From the Journals

In PAH trials, clinical worsening risk rose with time

Key clinical point: A meta-analysis calls into question the need to perform pulmonary arterial hypertension (PAH) trials beyond 6 to 12 months of treatment in the future.

Major finding: The mean number needed to treat was stable at 52 weeks of follow-up and thereafter, while the mean relative risk of clinical worsening progressively increased from approximately 0.38 at week 16 to 0.68 at week 104.

Study details: A systematic review of 3,801 patients enrolled in 15 randomized clinical trials.

Disclosures: The authors reported disclosures related to Actelion Pharmaceuticals, Bayer, and GlaxoSmithKline, among other entities.

Source: Lajoie AC et al. Chest. 2017 May;153(5):1142-52.


 

FROM CHEST®

Current clinical trials evaluating combination therapy for pulmonary artery hypertension (PAH) may be longer than what is needed to demonstrate treatment benefit, results of a recent meta-analysis suggest.

In PAH trials of combination therapy, the absolute risk reduction of clinical worsening beyond 6-12 months was relatively constant, according to results of the study published in the May issue of the journal Chest®.

A man with chest pain. Rawpixel/iStock/Getty Images
That finding “questions the requirement for longer-term event-driven trials beyond that duration in an orphan disease such as PAH,” wrote investigator Annie C. Lajoie, MD, of the Pulmonary Hypertension Research Group, Quebec City, and her coauthors.

The meta-analysis by Dr. Lajoie and her colleagues included 3,801 patients enrolled in one of 15 previously published randomized clinical trials. Of those trials, four were long-term, event driven studies, with a mean duration of 87 weeks, while the remainder were shorter studies with a mean duration of 15 weeks.

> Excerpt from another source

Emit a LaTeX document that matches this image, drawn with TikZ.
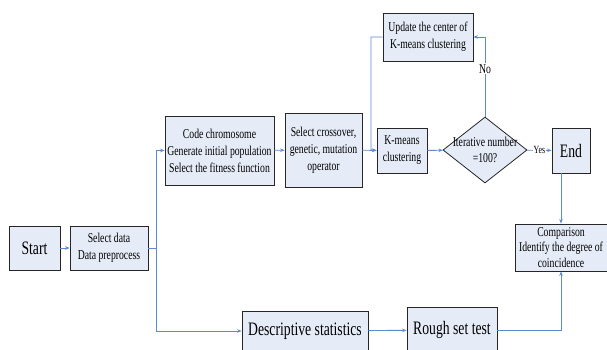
\documentclass[tikz,border=0pt]{standalone}
\usepackage{fontspec}
\setmainfont{Liberation Serif}[FakeStretch=0.72]
\usetikzlibrary{shapes.geometric,arrows.meta}

\definecolor{boxfill}{HTML}{E6ECF7}
\definecolor{linkblue}{HTML}{5B8BD3}
\definecolor{boxline}{HTML}{262626}

\tikzset{
  box/.style={draw=boxline, fill=boxfill, line width=.8pt, align=center,
    inner sep=1pt, font=\fontsize{13.5}{17}\selectfont},
  bigbox/.style={box, font=\fontsize{19}{22}\selectfont},
  wire/.style={draw=linkblue, line width=.9pt},
  link/.style={wire, -{Stealth[length=4.5pt,width=3.5pt]}},
  tag/.style={fill=white, inner sep=1pt, font=\fontsize{13.5}{17}\selectfont},
}

\begin{document}
\begin{tikzpicture}[x=1pt,y=-1pt]

        \useasboundingbox (0,0) rectangle (607,349);

        \begin{scope}[every node/.style={box}]
          \node[bigbox, minimum width=51pt, minimum height=44pt] (start)  at (34.5,248) {Start};
          \node[minimum width=78pt, minimum height=44pt]  (sel)    at (109,248)   {Select data\\Data preprocess};
          \node[minimum width=109pt, minimum height=69pt] (code)   at (219.5,150.5) {Code chromosome\\Generate initial population\\Select the fitness function};
          \node[minimum width=77pt, minimum height=74pt]  (cross)  at (323.5,150) {Select crossover,\\genetic, mutation\\operator};
          \node[minimum width=50pt, minimum height=45pt]  (kmeans) at (402,150.5) {K-means\\clustering};
          \node[diamond, minimum width=84pt, minimum height=66pt, inner sep=0pt] (iter) at (485,150) {};
          \node[bigbox, minimum width=38pt, minimum height=45pt] (end) at (571,150.5) {End};
          \node[minimum width=90pt, minimum height=48pt]  (update) at (428,37)    {Update the center of\\K-means clustering};
          \node[minimum width=92pt, minimum height=47pt, font=\fontsize{13.5}{15.5}\selectfont] (comp) at (561,247.5) {Comparison\\Identify the degree of\\coincidence};
          \node[bigbox, minimum width=126pt, minimum height=40pt] (desc)  at (305,331) {Descriptive statistics};
          \node[bigbox, minimum width=90pt, minimum height=46pt]  (rough) at (452,330) {Rough set test};
        \end{scope}

        \node[align=center, inner sep=0pt, font=\fontsize{13.5}{16}\selectfont] (itertext) at (iter) {Iterative number\\=100?};

        \coordinate (split) at (156,248);
        \coordinate (back)  at (371,150);

        \begin{scope}[every edge/.style={link}]
          \path (start)  edge (sel);
          \path (code)   edge (cross);
          \path (cross)  edge (kmeans);
          \path (kmeans) edge (iter);
          \path (iter)   edge node[tag, font=\fontsize{11}{13}\selectfont] {Yes} (end);
          \path (desc)   edge (rough);
          \path (end.south -| comp.north) edge (comp.north);
        \end{scope}

        \draw[wire] (sel.east) -- (split);
        \draw[link] (split) |- (code.west);
        \draw[link] (split) |- (desc.west);
        \draw[link] (iter.north) |- (update.east) node[tag, pos=.3] {No};
        \draw[link] (update.west) -| (back) -- (kmeans.west);
        \draw[link] (rough.east) -| (comp.south);

      \end{tikzpicture}
\end{document}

For the long-term, event-driven trials, the mean number needed to treat (NNT) was 17.4 at week 16, gradually decreasing to 8.8 at 52 weeks of follow-up, remaining stable after that, according to investigators.

Consistent with that finding, the mean relative risk of clinical worsening was 0.38 at 16 weeks, and similarly, 0.41 at 26 weeks, investigators reported. After that, the relative risk progressively increased to 0.54 at 52 weeks and 0.68 at 104 weeks.

Looking at all trials combined, Dr. Lajoie and her colleagues observed that longer trial duration had a positive correlation with relative risk of clinical worsening (P = .0002).